Some time after Hezekiah recovers, he does something really stupid. He welcomes foreign leaders into his kingdom and shows them everything, including his armory. Afterward, Hezekiah receives another visit from the prophet Isaiah, who informs him …
Days are coming when all that is in your house, which your ancestors have stored up until this day, will be carried to Babylon. Nothing will be left, says the LORD. Some of your sons, your own descendants whom you fathered, will be taken to become eunuchs in the king of Babylon’s palace. (Isaiah 39.6-7, CEB)
‘The LORD’s word that you delivered is good,’ since he thought, That means there will be peace and security in my lifetime. (Isaiah 39.8, CEB)
Because of Hezekiah’s poor judgment, God’s people would suffer in Babylonian captivity. But Hezekiah doesn’t mind because that will happen long after he’s gone!
Leaders must guard against short-term thinking and think long term. It’s easy to take short cuts to avoid paying a higher price. This is a challenge for United Methodist pastors, who tend to move from church to church every few years.
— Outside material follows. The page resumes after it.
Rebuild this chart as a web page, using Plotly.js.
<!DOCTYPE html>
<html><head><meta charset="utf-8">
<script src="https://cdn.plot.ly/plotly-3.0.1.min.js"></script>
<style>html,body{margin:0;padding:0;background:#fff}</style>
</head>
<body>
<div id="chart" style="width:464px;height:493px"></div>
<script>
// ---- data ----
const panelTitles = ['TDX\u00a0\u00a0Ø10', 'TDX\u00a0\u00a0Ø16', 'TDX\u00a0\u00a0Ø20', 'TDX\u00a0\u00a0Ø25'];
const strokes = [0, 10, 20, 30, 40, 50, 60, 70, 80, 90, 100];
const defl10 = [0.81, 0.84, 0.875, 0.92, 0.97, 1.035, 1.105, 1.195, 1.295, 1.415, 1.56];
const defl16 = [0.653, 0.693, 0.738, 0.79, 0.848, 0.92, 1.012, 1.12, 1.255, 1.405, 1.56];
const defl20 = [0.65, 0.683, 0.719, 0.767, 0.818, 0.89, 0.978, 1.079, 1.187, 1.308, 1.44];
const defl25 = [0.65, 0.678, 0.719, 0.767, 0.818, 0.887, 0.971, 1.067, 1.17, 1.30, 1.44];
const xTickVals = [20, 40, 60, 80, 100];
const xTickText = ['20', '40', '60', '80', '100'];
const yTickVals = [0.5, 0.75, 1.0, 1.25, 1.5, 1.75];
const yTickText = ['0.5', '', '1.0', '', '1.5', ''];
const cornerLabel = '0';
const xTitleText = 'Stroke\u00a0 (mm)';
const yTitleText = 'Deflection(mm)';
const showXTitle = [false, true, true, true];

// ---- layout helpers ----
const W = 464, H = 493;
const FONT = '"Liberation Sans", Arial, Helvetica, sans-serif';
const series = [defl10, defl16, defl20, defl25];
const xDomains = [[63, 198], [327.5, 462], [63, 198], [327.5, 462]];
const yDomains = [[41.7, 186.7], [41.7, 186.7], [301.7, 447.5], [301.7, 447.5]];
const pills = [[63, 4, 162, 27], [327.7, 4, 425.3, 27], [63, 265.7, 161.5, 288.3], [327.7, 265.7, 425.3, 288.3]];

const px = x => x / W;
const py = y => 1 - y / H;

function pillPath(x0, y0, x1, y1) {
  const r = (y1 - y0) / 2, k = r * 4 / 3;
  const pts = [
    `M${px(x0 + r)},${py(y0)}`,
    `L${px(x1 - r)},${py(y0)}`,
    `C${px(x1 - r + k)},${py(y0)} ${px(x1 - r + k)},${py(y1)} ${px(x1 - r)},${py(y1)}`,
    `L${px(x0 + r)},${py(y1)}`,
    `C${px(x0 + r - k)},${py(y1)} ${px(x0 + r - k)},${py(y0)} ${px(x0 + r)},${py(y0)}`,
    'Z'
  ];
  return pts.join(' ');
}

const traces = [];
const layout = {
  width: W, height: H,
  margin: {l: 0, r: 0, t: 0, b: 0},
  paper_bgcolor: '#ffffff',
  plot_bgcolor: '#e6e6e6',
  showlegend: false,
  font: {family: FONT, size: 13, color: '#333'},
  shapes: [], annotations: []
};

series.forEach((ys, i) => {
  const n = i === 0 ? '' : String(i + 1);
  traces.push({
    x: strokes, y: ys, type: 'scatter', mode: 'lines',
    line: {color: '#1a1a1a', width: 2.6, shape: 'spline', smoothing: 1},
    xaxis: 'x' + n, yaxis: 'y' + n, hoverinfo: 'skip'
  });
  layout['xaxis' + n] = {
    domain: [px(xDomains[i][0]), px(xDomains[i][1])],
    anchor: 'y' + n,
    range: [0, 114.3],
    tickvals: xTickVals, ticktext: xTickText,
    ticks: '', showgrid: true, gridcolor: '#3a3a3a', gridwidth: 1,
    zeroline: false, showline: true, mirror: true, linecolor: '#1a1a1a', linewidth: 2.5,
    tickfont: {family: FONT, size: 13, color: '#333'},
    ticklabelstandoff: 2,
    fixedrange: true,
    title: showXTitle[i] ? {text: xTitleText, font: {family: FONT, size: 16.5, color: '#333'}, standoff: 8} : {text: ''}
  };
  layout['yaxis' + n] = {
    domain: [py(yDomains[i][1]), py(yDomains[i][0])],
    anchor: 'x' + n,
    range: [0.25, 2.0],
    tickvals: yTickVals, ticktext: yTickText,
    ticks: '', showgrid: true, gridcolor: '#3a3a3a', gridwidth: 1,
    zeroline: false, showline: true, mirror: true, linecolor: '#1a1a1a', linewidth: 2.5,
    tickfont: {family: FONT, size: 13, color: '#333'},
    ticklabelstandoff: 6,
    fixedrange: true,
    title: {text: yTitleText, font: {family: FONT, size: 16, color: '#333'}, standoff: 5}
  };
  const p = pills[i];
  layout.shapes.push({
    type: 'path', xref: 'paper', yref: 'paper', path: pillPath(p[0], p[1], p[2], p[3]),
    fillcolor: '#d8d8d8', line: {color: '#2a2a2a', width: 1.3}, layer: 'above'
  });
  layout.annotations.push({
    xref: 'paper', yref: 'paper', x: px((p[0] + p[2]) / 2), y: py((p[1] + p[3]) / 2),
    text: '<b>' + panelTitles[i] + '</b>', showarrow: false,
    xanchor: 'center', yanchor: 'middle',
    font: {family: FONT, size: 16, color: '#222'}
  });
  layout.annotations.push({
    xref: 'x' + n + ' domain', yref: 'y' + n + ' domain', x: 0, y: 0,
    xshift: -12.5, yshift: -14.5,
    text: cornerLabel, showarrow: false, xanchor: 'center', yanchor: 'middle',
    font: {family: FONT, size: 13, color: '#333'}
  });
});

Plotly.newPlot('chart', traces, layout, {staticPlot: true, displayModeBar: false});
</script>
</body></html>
If something needs to be done, but the payoff is years down the road, why bother? Or if there’s a problem that needs addressed, just let the next pastor deal with it. That’s short term (not to mention selfish) thinking.
A few years ago, I remember reflecting on Abraham, the father of the faithful. I thought about the fact that virtually of Abraham’s descendants came after his lifetime. While Abraham heard God tell him that he would have countless descendants, he never saw it. What if that’s true for us, too, that our greatest fruit will come after our lifetimes? Shouldn’t we live with the long view?
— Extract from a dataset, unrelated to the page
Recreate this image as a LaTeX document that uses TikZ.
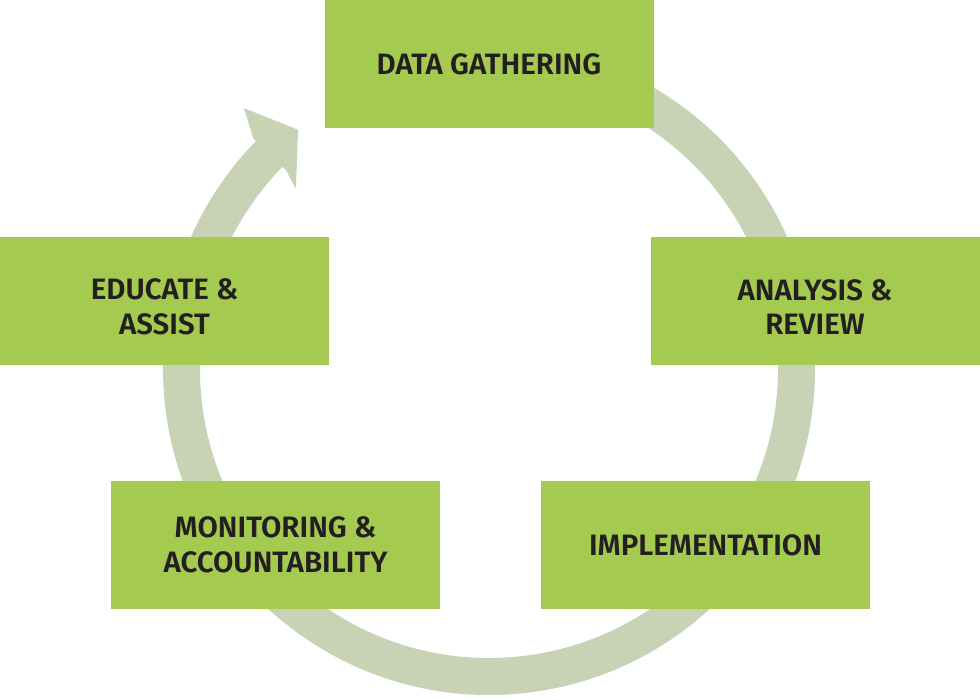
\documentclass[tikz,border=0pt]{standalone}
\usepackage{fontspec}
\setmainfont{Fira Sans}[UprightFont={* SemiBold}]
\definecolor{boxgreen}{HTML}{A4CB50}
\definecolor{ringgreen}{HTML}{C8D3B6}
\definecolor{txt}{HTML}{231F20}
\tikzset{
  stagebox/.style={fill=boxgreen, draw=none, minimum width=329pt, minimum height=128pt,
    inner sep=0pt, align=center, text=txt, font=\fontsize{29.5}{34.5}\selectfont},
  stagetext/.style={inner sep=0pt, align=center, text=txt, font=\fontsize{29.5}{34.5}\selectfont},
  ringline/.style={draw=ringgreen, line width=37pt},
}
\begin{document}
\begin{tikzpicture}[x=1pt,y=1pt]
\useasboundingbox (0,0) rectangle (980,700);
\coordinate (c) at (489,331);
% ring
\begin{scope}[shift={(c)}]
  \draw[ringline] (95:307.5) arc[start angle=95, end angle=-226, radius=307.5];
  \fill[ringgreen] (128.6:306) -- (133.2:358) -- (135.6:330) -- (135.6:284) -- (137:264) -- cycle;
\end{scope}
% boxes
\node[stagebox] (data) at (489,636) {DATA GATHERING};
\node[stagebox] (analysis) at (815,399) {};
\node[stagetext] (analysis-t) at ([yshift=-6pt]analysis.center) {ANALYSIS \&\\REVIEW};
\node[stagebox] (impl) at (705.5,155) {IMPLEMENTATION};
\node[stagebox] (monitor) at (275.5,155) {MONITORING \&\\ACCOUNTABILITY};
\node[stagebox] (educate) at (164.5,399) {};
\node[stagetext] (educate-t) at ([yshift=-6pt]educate.center) {EDUCATE \&\\ASSIST};
\end{tikzpicture}
\end{document}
I’ve always loved Hebrews 11.13-16. After talking about the great faith of our spiritual ancestors, the writer states …
All of these people died in faith without receiving the promises, but they saw the promises from a distance and welcomed them. They confessed that they were strangers and immigrants on earth. People who say this kind of thing make it clear that they are looking for a homeland. If they had been thinking about the country that they had left, they would have had the opportunity to return to it. But at this point in time, they are longing for a better country, that is, a heavenly one. Therefore, God isn’t ashamed to be called their God—he has prepared a city for them.
They lived their lives always moving forward.
If leaders are really committed to God’s mission, we will do what’s best, not what’s easiest, even if it means paying a higher price in the short term!